Treasurer Jim Chalmers stressed inflation could “zig and zag on the way down” and highlighted his government’s efforts to help temper inflation.

“We have delivered the first back-to-back surpluses in almost two decades, which the RBA governor has said are helping in the fight against inflation,” he said on Wednesday.

Shadow treasurer Angus Taylor, speaking at a press conference where opposition leaders attacked Dr Chalmers’ record in office, said the government was spending too much.

“The government has had its foot on the accelerator while the RBA has its foot on the brake …  if you keep going down this path you wreck the engine,” Mr Taylor said.

But Deloitte Access Economics partner Stephen Smith was optimistic following the June consumer price index, saying it should “put to rest the tired notion the RBA should lift rates”.

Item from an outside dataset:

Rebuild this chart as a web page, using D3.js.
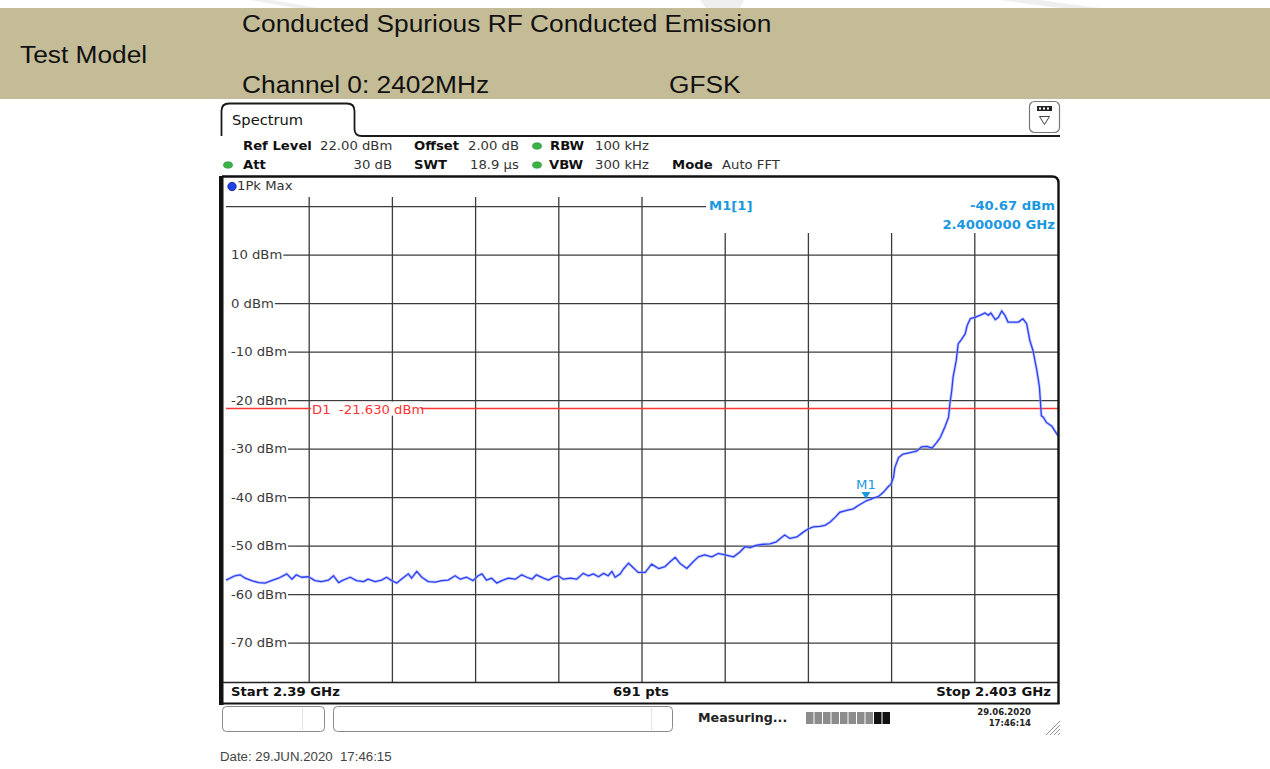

“What we have seen today is confirmation that inflation and inflationary expectations are not running rampant,” he said.

The factors still driving inflation, such as rents – pushed higher by housing shortages and fruit prices and rocked by bad weather – were not fixed by higher interest rates, Mr Smith said.

The annual trimmed mean, the central bank’s preferred measure of underlying inflation that strips away volatile items, has come in lower for six consecutive quarters, the economist observed.

The annual trimmed mean moderated to 3.9 per cent in June, down from 4.0 per cent in March.

Slightly higher annual inflation was recorded for goods and services when compared to the March quarter numbers.

“Prices rose for goods such as tobacco, new dwellings, automotive fuel and fruit,” ABS head of prices statistics Michelle Marquardt said, adding annual services inflation continued to be pushed higher by rents and insurance. 

EY senior economist Paula Gadsby said mortgage holders could “breathe easy” because it was clear underlying inflationary pressures were not building, as feared.  

“Our view remains that the cash rate will at least need to remain restrictive for some time yet,” she said.

The central bank received another important data point for interest rate setting, retail sales, which rose another 0.5 per cent in June to follow May’s 0.6 per cent.

Sales were boosted by shoppers taking advantage of end-of-financial year savings, the ABS said, particularly for discretionary item such as furniture and clothing.